Die Klägerin hat gegen die Beklagte einen Anspruch auf Erstattung der Kosten, die sie als Honorar ihrer Anwälte aufgewendet hat. Der vor dem Senat vernommene Zeuge I hat bekundet, die an die Beklagte gerichtete Honorarrechnung vom 8. April 2004 sei gleichzeitig - ebenfalls als "Kostenrechnung Nr. 585" - an die Klägerin gerichtet worden. Der Zeuge hat erläutert, daß und wie die Honorarforderung später mit Beträgen verrechnet wurde, die in seiner Kanzlei im Zusammenhang mit anderen Mandaten für die Klägerin eingingen. Der Zeuge hat hierzu entsprechende Kostenblätter vorgelegt und eingeräumt, daß die sich danach ergebenden komplizierten Vorgänge im Rechtsstreit nicht zutreffend dargestellt wurden. Dies sei auch der Grund gewesen, der ihn veranlaßt habe, keine schriftliche Zeugenaussage zu machen, sondern die Vorgänge mündlich zu erläutern. Der Zeuge bekundete hierbei überzeugend und glaubhaft, daß er sich vor Erlaß des Beweisbeschlusses mit den fraglichen Vorgängen nicht genauer beschäftigt habe. Auch dies erkläre Abweichungen zwischen seiner Aussage und den Schriftsätzen, die er im übrigen weit überwiegend nicht diktiert, sondern nur unterschrieben habe. Der Senat sieht keinen Anlaß, diesen Angaben des Zeugen I, der zugleich Prozeßbevollmächtigter der Klägerin ist, nicht zu folgen. Sähe man eine Erfüllung der Honorarforderung nicht als bewiesen an, so hätte dies im übrigen nicht die Abweisung der Klage zur Folge. Vielmehr wäre die Beklagte entsprechend dem gestellten Hilfsantrag zu verurteilen, die Klägerin von der Honorarforderung freizustellen.
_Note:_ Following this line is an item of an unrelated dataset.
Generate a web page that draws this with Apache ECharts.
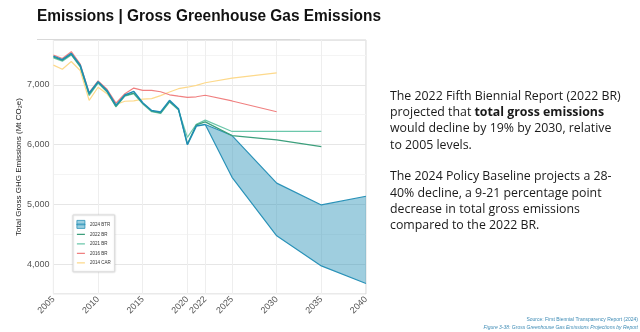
<!DOCTYPE html>
<html><head><meta charset="utf-8">
<script src="https://cdn.jsdelivr.net/npm/echarts@6/dist/echarts.min.js"></script>
<style>html,body{margin:0;padding:0;background:#fff}#c{width:640px;height:332px}</style>
</head><body><div id="c"></div>
<script>
// ---------- data ----------
const histYears = [2005,2006,2007,2008,2009,2010,2011,2012,2013,2014,2015,2016,2017,2018,2019,2020,2021,2022];
const btrHist   = [7480,7420,7525,7330,6860,7050,6905,6660,6830,6890,6700,6570,6545,6740,6600,6000,6310,6336];
const projYears = [2022,2025,2030,2035,2040];
const btrHigh   = [6336,6151,5355,4990,5135];
const btrLow    = [6336,5452,4473,3970,3676];
const br2022Years = [2005,2006,2007,2008,2009,2010,2011,2012,2013,2014,2015,2016,2017,2018,2019,2020,2021,2022,2025,2030,2035];
const br2022      = [7465,7410,7510,7310,6840,7040,6890,6640,6820,6860,6690,6560,6530,6720,6590,6010,6330,6380,6150,6080,5966];
const br2021Years = [2005,2006,2007,2008,2009,2010,2011,2012,2013,2014,2015,2016,2017,2018,2019,2020,2021,2022,2025,2030,2035];
const br2021      = [7450,7395,7500,7300,6820,7030,6880,6630,6810,6850,6680,6550,6520,6710,6580,6120,6340,6410,6220,6220,6220];
const br2016Years = [2005,2006,2007,2008,2009,2010,2011,2012,2013,2014,2015,2016,2017,2018,2019,2020,2021,2022,2025,2030];
const br2016      = [7500,7440,7555,7345,6870,7065,6925,6695,6850,6945,6906,6906,6884,6833,6810,6790,6800,6825,6730,6550];
const car2014Years = [2005,2006,2007,2008,2009,2010,2011,2012,2013,2014,2015,2016,2017,2018,2019,2020,2021,2022,2025,2030];
const car2014      = [7330,7260,7390,7240,6740,6960,6850,6670,6725,6730,6760,6770,6820,6880,6935,6960,6990,7035,7112,7200];
const xTickYears = [2005,2010,2015,2020,2022,2025,2030,2035,2040];
const yTickValues = [4000,5000,6000,7000];
const legendNames = ['2024 BTR','2022 BR','2021 BR','2016 BR','2014 CAR'];

// ---------- helpers ----------
function pairs(xs, ys){ return xs.map((x,i)=>[x, ys[i]]); }
const mc = document.createElement('canvas').getContext('2d');
function tw(font, s){ mc.font = font; return mc.measureText(s).width; }

const C_BTR = '#2a92b8', C_22 = '#3c9f7c', C_21 = '#6cc7ab', C_16 = '#f08080', C_14 = '#fdd98b';

const titleText = 'Emissions | Gross Greenhouse Gas Emissions';
const titleFamily = '"Liberation Sans Narrow", "Liberation Sans", Arial, sans-serif';
const titleScale = 344 / tw('bold 17px ' + titleFamily, titleText);

const pFamily = '"Open Sans", sans-serif';
const pSize = 13 * 231 / tw('13px ' + pFamily, 'The 2022 Fifth Biennial Report (2022 BR)');
const para1 = 'The 2022 Fifth Biennial Report (2022 BR)\nprojected that {b|total gross emissions}\nwould decline by 19% by 2030, relative\nto 2005 levels.';
const para2 = 'The 2024 Policy Baseline projects a 28-\n40% decline, a 9-21 percentage point\ndecrease in total gross emissions\ncompared to the 2022 BR.';

const lineIcon = 'path://M0,3.4h8v1.2h-8z M0,0h0.01v0.01h-0.01z M7.99,7.99h0.01v0.01h-0.01z';

function lineSeries(name, xs, ys, color, w){
  return {name, type:'line', data: pairs(xs, ys), symbol:'none', showSymbol:false,
    lineStyle:{color, width:w}, itemStyle:{color}, emphasis:{disabled:true}, animation:false};
}

const bandData = projYears.map((y,i)=>[y, btrLow[i], btrHigh[i]]);

const chart = echarts.init(document.getElementById('c'), null, {renderer:'canvas'});
chart.setOption({
  animation:false,
  backgroundColor:'#fff',
  grid:{left:45, right:274, top:40, bottom:38, show:true, borderColor:'#d4d4d4', borderWidth:1, backgroundColor:'transparent'},
  xAxis:{type:'value', min:2005, max:2040,
    axisLine:{show:false}, axisTick:{show:false, customValues:xTickYears},
    axisLabel:{customValues:xTickYears, rotate:45, color:'#555', fontSize:9, margin:4, fontFamily:'"Liberation Sans", Arial, sans-serif', formatter:v=>String(v)},
    splitLine:{show:true, lineStyle:{color:'#eeeeee', width:1}}},
  yAxis:{type:'value', min:3500, max:7750, interval:500,
    axisLine:{show:false}, axisTick:{show:false},
    axisLabel:{customValues:yTickValues, color:'#555', fontSize:9, margin:4, fontFamily:'"Liberation Sans", Arial, sans-serif', formatter:v=>v.toLocaleString('en-US')},
    splitLine:{lineStyle:{color:['#f4f4f4','#e6e6e6'], width:1}},
    name:'Total Gross GHG Emissions (Mt CO\u2082e)', nameLocation:'middle', nameGap:28,
    nameTextStyle:{fontSize:8, color:'#222', fontFamily:'"Liberation Sans", Arial, sans-serif'}},
  legend:{orient:'vertical', left:73, top:215, itemWidth:8, itemHeight:8, itemGap:1.5,
    padding:[5,4,5,3.5], backgroundColor:'#fff', borderColor:'#dcdcdc', borderWidth:1,
    shadowColor:'rgba(0,0,0,0.12)', shadowBlur:2,
    textStyle:{fontSize:4.5, color:'#333', fontFamily:'"Liberation Sans", Arial, sans-serif'},
    selectedMode:false,
    data:[
      {name:legendNames[0], icon:'path://M0,0h8v8h-8z M0,3.6h8v0.8h-8z', itemStyle:{color:'#9ccfe0', borderColor:C_BTR, borderWidth:0.8}},
      {name:legendNames[1], icon:lineIcon, itemStyle:{color:C_22, borderWidth:0}},
      {name:legendNames[2], icon:lineIcon, itemStyle:{color:C_21, borderWidth:0}},
      {name:legendNames[3], icon:lineIcon, itemStyle:{color:C_16, borderWidth:0}},
      {name:legendNames[4], icon:lineIcon, itemStyle:{color:C_14, borderWidth:0}}
    ]},
  series:[
    lineSeries('2014 CAR', car2014Years, car2014, C_14, 1.2),
    lineSeries('2016 BR', br2016Years, br2016, C_16, 1.2),
    {name:'2024 BTR', type:'custom', data:bandData, encode:{x:0, y:[1,2]}, silent:true, animation:false,
      renderItem:function(params, api){
        if (params.dataIndex !== 0) return null;
        const upper = bandData.map(d => api.coord([d[0], d[2]]));
        const lower = bandData.map(d => api.coord([d[0], d[1]])).reverse();
        return {type:'polygon', shape:{points: upper.concat(lower)},
          style:{fill:C_BTR, opacity:0.45, stroke:null}};
      }},
    lineSeries('2024 BTR', projYears, btrHigh, C_BTR, 1.2),
    lineSeries('2024 BTR', projYears, btrLow, C_BTR, 1.2),
    lineSeries('2021 BR', br2021Years, br2021, C_21, 1.2),
    lineSeries('2022 BR', br2022Years, br2022, C_22, 1.2),
    lineSeries('2024 BTR', histYears, btrHist, '#1e8db3', 1.5)
  ],
  graphic:[
    {type:'text', x:37, y:16, scaleX:titleScale, originX:0, originY:0,
      style:{text:titleText, fontFamily:titleFamily, fontWeight:'bold', fontSize:17, fill:'#111', verticalAlign:'middle', align:'left'}},
    {type:'line', shape:{x1:37, y1:39.5, x2:300, y2:39.5}, style:{stroke:'#d9d9d9', lineWidth:1}},
    {type:'text', x:390, y:87.8,
      style:{text:para1, fontFamily:pFamily, fontSize:pSize, lineHeight:16.4, fill:'#1a1a1a', verticalAlign:'top', align:'left',
        rich:{b:{fontFamily:pFamily, fontSize:pSize, fontWeight:'bold', lineHeight:16.4, fill:'#1a1a1a'}}}},
    {type:'text', x:390, y:168.5,
      style:{text:para2, fontFamily:pFamily, fontSize:pSize, lineHeight:16.4, fill:'#1a1a1a', verticalAlign:'top', align:'left'}},
    {type:'text', x:638, y:320,
      style:{text:'Source: First Biennial Transparency Report (2024)', fontFamily:'"Liberation Sans", Arial, sans-serif', fontSize:5, fill:'#3d8bb5', align:'right', verticalAlign:'middle'}},
    {type:'text', x:638, y:327.5,
      style:{text:'Figure 3-38: Gross Greenhouse Gas Emissions Projections by Report', fontFamily:'"Liberation Sans", Arial, sans-serif', fontSize:5, fontStyle:'italic', fill:'#3d8bb5', align:'right', verticalAlign:'middle'}}
  ]
});
</script>
</body></html>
Gegen die Berechtigung der Honorarforderung im Verhältnis zwischen der Klägerin und ihren Anwälten und gegen die Höhe dieser Forderung bestehen keine Bedenken. Der Zinsanspruch der Klägerin ergibt sich aus den §§ 291, 288 Abs. 1 Satz 2 BGB.

Es besteht kein Anlaß, gemäß § 543 Abs. 2 ZPO die Revision zuzulassen. Die Rechtslage ist in § 158n VVG eindeutig geregelt, so daß eine grundsätzliche Bedeutung des Rechtsstreits nicht ersichtlich ist. Eine Entscheidung des Revisionsgerichts ist auch nicht zur Fortbildung des Rechts oder zur Sicherung einer einheitlichen Rechtsprechung erforderlich. Für Entscheidungen zu § 158 n VVG, die von dem hier dargelegten Verständnis abweichen, ist nichts ersichtlich.

Die prozessualen Nebenentscheidungen folgen aus den §§ 91, 708 Nr. 10, 713 ZPO.